Polskie obchody 1 listopada są ewenementem w Europie. W żadnym kraju nie wydaje się tyle na znicze, a do tego dojdą jeszcze kwiaty, paliwo czy bilet PKP - czytamy we wtorek w "Rzeczpospolitej".
Jak czytamy w gazecie, "w ramach obchodów Wszystkich Świętych Polacy wykupią ponad połowę rocznej sprzedaży zniczy i ruszą w drogę". "Masowe podróże będą droższe niż przed rokiem z powodu wyższych cen paliw, żniwa czekają też sklepy na stacjach benzynowych" - wylicza "Rz". "Nigdzie w Europie nie ma takiego zainteresowania zniczami" - mówi w rozmowie z dziennikiem Witold Nieć, doradca ds. relacji publicznych w spółce Polwax, u jedynego notowanego na giełdzie producenta zniczy. Gazeta zaznacza także, że "produkcja zniczy jest na tyle niszowa, że wymyka się analityce rynkowej".
"Jedynymi dostępnymi danymi są szacunki producentów, z których wynika, że rynek w cenach detalicznych może być wart ponad miliard złotych" - dodaje Nieć.
Droższa podróż
Na świątecznych podróżach zarobią przewoźnicy kolejowi, dostawcy paliw i sklepy na stacjach benzynowych.
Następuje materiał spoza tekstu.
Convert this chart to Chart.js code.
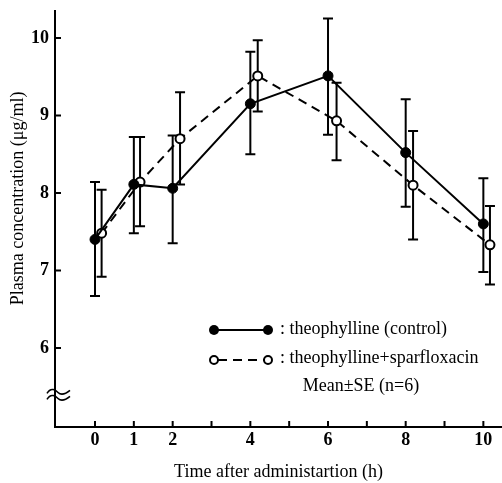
<!DOCTYPE html>
<html>
<head>
<meta charset="utf-8">
<script src="https://cdn.jsdelivr.net/npm/chart.js@4/dist/chart.umd.min.js"></script>
<style>
  html, body { margin: 0; padding: 0; background: #fff; }
  #wrap { width: 502px; height: 483px; }
</style>
</head>
<body>
<div id="wrap"><canvas id="chart"></canvas></div>
<script>
// time after administration (h)
var times = [0, 1, 2, 4, 6, 8, 10];
// open circles sit a little to the right of the filled ones in the figure
var timesShifted = [0.17, 1.16, 2.19, 4.19, 6.22, 8.19, 10.17];

// theophylline (control): mean, upper and lower end of the SE bar
var controlMean  = [7.40, 8.11, 8.06, 9.15, 9.51, 8.52, 7.60];
var controlUpper = [8.14, 8.72, 8.74, 9.82, 10.25, 9.21, 8.19];
var controlLower = [6.67, 7.48, 7.35, 8.50, 8.75, 7.82, 6.98];

// theophylline + sparfloxacin
var sparfMean  = [7.48, 8.14, 8.70, 9.51, 8.93, 8.10, 7.33];
var sparfUpper = [8.04, 8.72, 9.30, 9.97, 9.42, 8.80, 7.83];
var sparfLower = [6.92, 7.57, 8.11, 9.05, 8.42, 7.40, 6.82];

var xTicks = [0, 1, 2, 3, 4, 5, 6, 7, 8, 9, 10];
var xLabeled = [0, 1, 2, 4, 6, 8, 10];
var yTicks = [6, 7, 8, 9, 10];

var serif = '"Liberation Serif", "DejaVu Serif", serif';

function pts(xs, ys) {
    return xs.map((x, i) => ({ x: x, y: ys[i] }));
}

//error bars, drawn under the lines and circles
var errorBars = {
    id: 'errorBars',
    beforeDatasetsDraw(chart) {
        var ctx = chart.ctx, xs = chart.scales.x, ys = chart.scales.y;
        var sets = [[times, controlUpper, controlLower], [timesShifted, sparfUpper, sparfLower]];
        ctx.save();
        ctx.strokeStyle = '#000';
        ctx.lineWidth = 2;
        sets.forEach(s => {
            s[0].forEach((t, i) => {
                var px = xs.getPixelForValue(t);
                var top = ys.getPixelForValue(s[1][i]);
                var bot = ys.getPixelForValue(s[2][i]);
                ctx.beginPath();
                ctx.moveTo(px, top); ctx.lineTo(px, bot);
                ctx.moveTo(px - 5, top); ctx.lineTo(px + 5, top);
                ctx.moveTo(px - 5, bot); ctx.lineTo(px + 5, bot);
                ctx.stroke();
            });
        });
        ctx.restore();
    }
};

//axis lines with inward ticks, the break mark and the y title
var axes = {
    id: 'axes',
    afterDraw(chart) {
        var ctx = chart.ctx, a = chart.chartArea, xs = chart.scales.x, ys = chart.scales.y;
        ctx.save();
        ctx.strokeStyle = '#000';
        ctx.lineWidth = 2;
        ctx.beginPath();
        ctx.moveTo(a.left, a.top); ctx.lineTo(a.left, a.bottom);
        ctx.lineTo(a.right, a.bottom);
        yTicks.forEach(v => {
            var py = ys.getPixelForValue(v);
            ctx.moveTo(a.left, py); ctx.lineTo(a.left + 6, py);
        });
        xTicks.forEach(v => {
            var px = xs.getPixelForValue(v);
            ctx.moveTo(px, a.bottom); ctx.lineTo(px, a.bottom - 6);
        });
        ctx.stroke();

        // break symbol on the y axis
        var by = ys.getPixelForValue(5.4);
        ctx.lineWidth = 1.6;
        [-3, 3].forEach(d => {
            var y0 = by + d;
            ctx.beginPath();
            ctx.moveTo(a.left - 8, y0 + 2);
            ctx.bezierCurveTo(a.left - 4, y0 - 5, a.left + 1, y0 - 1, a.left + 3, y0 + 1);
            ctx.bezierCurveTo(a.left + 6, y0 + 4, a.left + 10, y0 + 3, a.left + 15, y0 - 1);
            ctx.stroke();
        });

        // y axis title, a bit above the middle as in the figure
        ctx.fillStyle = '#000';
        ctx.font = '18px ' + serif;
        ctx.textAlign = 'center';
        ctx.textBaseline = 'middle';
        ctx.translate(18, ys.getPixelForValue(7.93));
        ctx.rotate(-Math.PI / 2);
        ctx.fillText('Plasma concentration (\u03BCg/ml)', 0, 0);
        ctx.restore();
    }
};

//legend text and markers inside the plot
var legendBox = {
    id: 'legendBox',
    afterDraw(chart) {
        var ctx = chart.ctx;
        ctx.save();
        ctx.strokeStyle = '#000';
        ctx.lineWidth = 2;
        // solid row
        ctx.beginPath();
        ctx.moveTo(214, 330); ctx.lineTo(268, 330);
        ctx.stroke();
        [214, 268].forEach(x => {
            ctx.beginPath();
            ctx.arc(x, 330, 5, 0, Math.PI * 2);
            ctx.fillStyle = '#000';
            ctx.fill();
        });
        // dashed row
        ctx.setLineDash([9, 6]);
        ctx.beginPath();
        ctx.moveTo(218, 360); ctx.lineTo(264, 360);
        ctx.stroke();
        ctx.setLineDash([]);
        [214, 268].forEach(x => {
            ctx.beginPath();
            ctx.arc(x, 360, 4, 0, Math.PI * 2);
            ctx.fillStyle = '#fff';
            ctx.fill();
            ctx.stroke();
        });
        ctx.fillStyle = '#000';
        ctx.font = '18px ' + serif;
        ctx.textBaseline = 'middle';
        ctx.textAlign = 'left';
        ctx.fillText(': theophylline (control)', 280, 329);
        ctx.fillText(': theophylline+sparfloxacin', 280, 358);
        ctx.textAlign = 'center';
        ctx.fillText('Mean\u00B1SE (n=6)', 361, 386);
        ctx.restore();
    }
};

var ctx = document.getElementById('chart').getContext('2d');

var myChart = new Chart(ctx, {
    type: 'line',
    data: {
        datasets: [{
            label: 'theophylline (control)',
            data: pts(times, controlMean),
            borderColor: '#000',
            backgroundColor: '#000',
            borderWidth: 2,
            pointRadius: 5,
            pointBorderWidth: 1,
            pointBackgroundColor: '#000',
            tension: 0
        }, {
            label: 'theophylline+sparfloxacin',
            data: pts(timesShifted, sparfMean),
            borderColor: '#000',
            backgroundColor: '#fff',
            borderWidth: 2,
            borderDash: [9, 6],
            pointRadius: 4.5,
            pointBorderWidth: 2,
            pointBackgroundColor: '#fff',
            tension: 0
        }]
    },
    options: {
        responsive: true,
        maintainAspectRatio: false,
        animation: false,
        layout: { autoPadding: false, padding: { top: 10, right: 0, left: 0, bottom: 0 } },
        plugins: {
            legend: { display: false },
            tooltip: { enabled: false }
        },
        scales: {
            x: {
                type: 'linear',
                min: -1.03,
                max: 10.48,
                grid: { display: false, drawTicks: false },
                border: { display: false },
                afterBuildTicks: s => { s.ticks = xTicks.map(v => ({ value: v })); },
                afterFit: s => { s.height = 56; s.paddingLeft = 0; s.paddingRight = 0; },
                ticks: {
                    padding: 3,
                    color: '#000',
                    maxRotation: 0,
                    autoSkip: false,
                    font: { family: serif, size: 18, weight: 'bold' },
                    callback: v => xLabeled.includes(v) ? String(v) : ''
                },
                title: {
                    display: true,
                    text: 'Time after administartion (h)',
                    color: '#000',
                    font: { family: serif, size: 18 },
                    padding: { top: 0, bottom: 0 }
                }
            },
            y: {
                min: 4.98,
                max: 10.36,
                grid: { display: false, drawTicks: false },
                border: { display: false },
                afterBuildTicks: s => { s.ticks = yTicks.map(v => ({ value: v })); },
                afterFit: s => { s.width = 55; s.paddingTop = 0; s.paddingBottom = 0; },
                ticks: {
                    padding: 6,
                    color: '#000',
                    font: { family: serif, size: 18, weight: 'bold' }
                }
            }
        }
    },
    plugins: [errorBars, axes, legendBox]
});
</script>
</body>
</html>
Koleje Mazowieckie sprzedadzą o jedną czwartą biletów więcej. - W ciągu trzech lat w okresie od 30 października do 2 listopada notowaliśmy wzrost sprzedaży biletów jednorazowych o 24 proc. - mówi Donata Nowakowska, rzecznik KM. W tym czasie sprzedaż miejsc w pociągach Intercity podskakuje o kilka procent. Dr Jakub Bogucki, analityk rynku paliw z firmy e-petrol, zwraca uwagę, że w tym roku podróżowanie samochodem będzie najdroższe od pięciu lat.
"Na zapowiadany spadek kosztów tankowania benzyny kierowcy jeszcze poczekają, ale scenariusz obniżek jest wciąż realny" - czytamy w gazecie.